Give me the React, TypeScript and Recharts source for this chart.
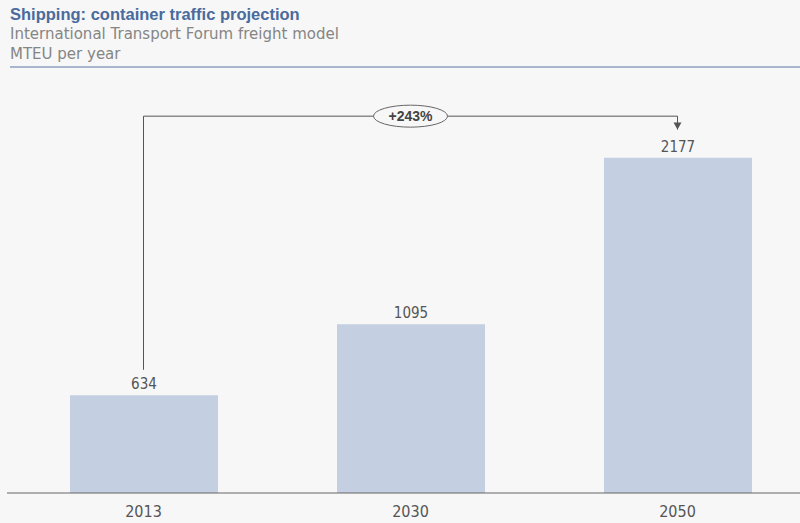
import React from "react";
import {
  BarChart,
  Bar,
  XAxis,
  YAxis,
  LabelList,
  ReferenceLine,
  ReferenceDot,
} from "recharts";

const years = ["2013", "2030", "2050"];
const teu = [634, 1095, 2177];
const growthLabel = "+243%";

const data = years.map((year, i) => ({ year, teu: teu[i] }));

const BAR = "#c4cfe2";
const INK = "#555555";
const FONT = "'Liberation Sans', 'DejaVu Sans', sans-serif";
const NARROW = "'Liberation Sans Narrow', 'DejaVu Sans Condensed', sans-serif";

// bracket levels (in MTEU on the value axis)
const BRACKET_Y = 2447;
const BRACKET_FROM = 800;
const ARROW_END = 2360;

const Arrow = (props: any) => {
  const { cx, cy } = props;
  return <path d={`M${cx - 4},${cy - 7} L${cx + 4},${cy - 7} L${cx},${cy} Z`} fill="#555" />;
};

const Bubble = (props: any) => {
  const { cx, cy } = props;
  return (
    <g>
      <ellipse cx={cx} cy={cy} rx={37} ry={11} fill="#f7f7f7" stroke="#666" strokeWidth={1} />
      <text
        x={cx}
        y={cy + 5}
        textAnchor="middle"
        fontFamily={FONT}
        fontWeight="bold"
        fontSize={14}
        fill="#444"
      >
        {growthLabel}
      </text>
    </g>
  );
};

const App: React.FC = () => (
  <div
    style={{
      position: "absolute",
      left: 0,
      top: 0,
      width: 800,
      height: 523,
      background: "#f7f7f7",
      overflow: "hidden",
    }}
  >
    <div style={{ position: "absolute", left: 10, top: 4, lineHeight: "20px" }}>
      <div style={{ color: "#4a6b9c", fontWeight: "bold", fontSize: 16.5, fontFamily: FONT }}>
        Shipping: container traffic projection
      </div>
      <div style={{ color: "#858585", fontSize: 15, fontFamily: "'DejaVu Sans', sans-serif" }}>
        International Transport Forum freight model
      </div>
      <div style={{ color: "#858585", fontSize: 15, fontFamily: "'DejaVu Sans', sans-serif" }}>
        MTEU per year
      </div>
    </div>
    <div
      style={{ position: "absolute", left: 10, top: 66, width: 790, height: 2, background: "#a7b5cf" }}
    />
    <div style={{ position: "absolute", left: 0, top: 0 }}>
      <BarChart
        width={811}
        height={523}
        data={data}
        margin={{ top: 108, right: 0, left: 7, bottom: 0 }}
        barSize={148}
      >
        <XAxis
          dataKey="year"
          height={30}
          padding={{ left: 3, right: 0 }}
          axisLine={{ stroke: "#666", strokeWidth: 1.2 }}
          tickLine={false}
          tick={{ fill: INK, fontSize: 16, fontFamily: NARROW }}
          tickMargin={7}
        />
        <YAxis hide domain={[0, 2500]} />
        <Bar dataKey="teu" fill={BAR} isAnimationActive={false}>
          <LabelList
            dataKey="teu"
            position="top"
            offset={6}
            fill={INK}
            fontSize={15}
            fontFamily={NARROW}
          />
        </Bar>
        <ReferenceLine
          segment={[
            { x: "2013", y: BRACKET_FROM },
            { x: "2013", y: BRACKET_Y },
          ]}
          stroke="#555"
          strokeWidth={1}
          ifOverflow="visible"
        />
        <ReferenceLine
          segment={[
            { x: "2013", y: BRACKET_Y },
            { x: "2050", y: BRACKET_Y },
          ]}
          stroke="#555"
          strokeWidth={1}
          ifOverflow="visible"
        />
        <ReferenceLine
          segment={[
            { x: "2050", y: BRACKET_Y },
            { x: "2050", y: ARROW_END },
          ]}
          stroke="#555"
          strokeWidth={1}
          ifOverflow="visible"
        />
        <ReferenceDot x="2050" y={ARROW_END} shape={Arrow} ifOverflow="visible" />
        <ReferenceDot x="2030" y={BRACKET_Y} shape={Bubble} ifOverflow="visible" />
      </BarChart>
    </div>
  </div>
);

export default App;
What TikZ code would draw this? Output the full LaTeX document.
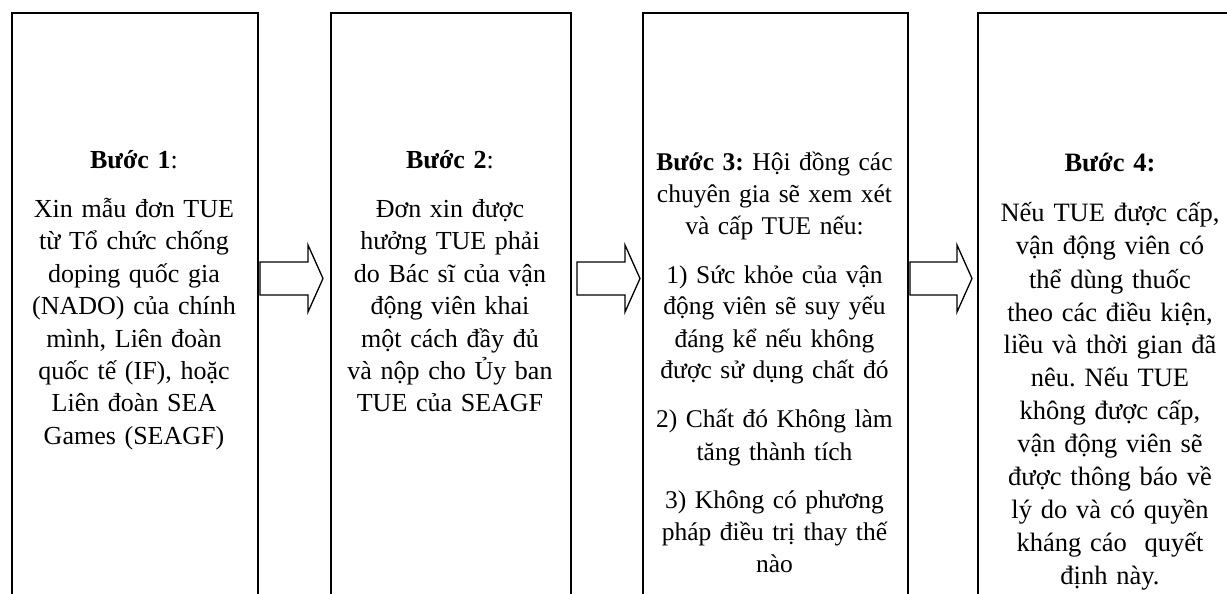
\documentclass[tikz,border=0pt]{standalone}
\usepackage{fontspec}
\setmainfont{Liberation Serif}
\frenchspacing
\begin{document}
\begin{tikzpicture}[x=1pt,y=-1pt]
\tikzset{
  stepbox/.style={draw, line width=1.6pt, rectangle, minimum width=#1, minimum height=700pt, anchor=north west, inner sep=0pt},
  steptext/.style={anchor=base, text width=#1, inner sep=0pt, execute at begin node=\centering\frenchspacing},
  blockarrow/.style={draw, line width=1.3pt, fill=white, line join=miter},
}
\useasboundingbox (0,0) rectangle (1227,594);
\clip (0,0) rectangle (1227,594);
\fill[white] (0,0) rectangle (1227,594);

% boxes
\node[stepbox=246pt] (b1) at (11,12) {};
\node[stepbox=240pt] (b2) at (330,12) {};
\node[stepbox=265pt] (b3) at (642,12) {};
\node[stepbox=266pt] (b4) at (977,12) {};

% block arrows
\draw[blockarrow] (260,262) -- (308,262) -- (308,245) -- (323,278.5) -- (308,312) -- (308,295) -- (260,295) -- cycle;
\draw[blockarrow] (577,262) -- (625,262) -- (625,245) -- (640,278.5) -- (625,312) -- (625,295) -- (577,295) -- cycle;
\draw[blockarrow] (910,262) -- (957,262) -- (957,245) -- (972,278.5) -- (957,312) -- (957,295) -- (910,295) -- cycle;

% texts
\node[steptext=240pt, font=\fontsize{26}{32.5}\selectfont] (t1) at (134,168)
  {\textbf{Bước 1}:\\[16.5pt]
   Xin mẫu đơn TUE\\ từ Tổ chức chống\\ doping quốc gia\\ (NADO) của chính\\ mình, Liên đoàn\\ quốc tế (IF), hoặc\\ Liên đoàn SEA\\ Games (SEAGF)};
\node[steptext=236pt, font=\fontsize{26}{32.5}\selectfont] (t2) at (450,168)
  {\textbf{Bước 2}:\\[16.5pt]
   Đơn xin được\\ hưởng TUE phải\\ do Bác sĩ của vận\\ động viên khai\\ một cách đầy đủ\\ và nộp cho Ủy ban\\ TUE của SEAGF};
\node[steptext=262pt, font=\fontsize{25.5}{32}\selectfont] (t3) at (774.5,170)
  {\textbf{Bước 3:} Hội đồng các\\ chuyên gia sẽ xem xét\\ và cấp TUE nếu:\\[17pt]
   1) Sức khỏe của vận\\ động viên sẽ suy yếu\\ đáng kể nếu không\\ được sử dụng chất đó\\[17pt]
   2) Chất đó Không làm\\ tăng thành tích\\[17pt]
   3) Không có phương\\ pháp điều trị thay thế\\ nào};
\node[steptext=262pt, font=\fontsize{26.5}{33}\selectfont] (t4) at (1110,171)
  {\textbf{Bước 4:}\\[18pt]
   Nếu TUE được cấp,\\ vận động viên có\\ thể dùng thuốc\\ theo các điều kiện,\\ liều và thời gian đã\\ nêu. Nếu TUE\\ không được cấp,\\ vận động viên sẽ\\ được thông báo về\\ lý do và có quyền\\ kháng cáo\ \ quyết\\ định này.};
\end{tikzpicture}
\end{document}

+ + + + + + +

**Written task:** Write out exactly the lines between the start of the data and the line with "const data = years.map((year, i)", including both, but none of the pictures.

**Problem solution:**
Give me the React, TypeScript and Recharts source for this chart.
import React from "react";
import {
  BarChart,
  Bar,
  XAxis,
  YAxis,
  LabelList,
  ReferenceLine,
  ReferenceDot,
} from "recharts";

const years = ["2013", "2030", "2050"];
const teu = [634, 1095, 2177];
const growthLabel = "+243%";

const data = years.map((year, i) => ({ year, teu: teu[i] }));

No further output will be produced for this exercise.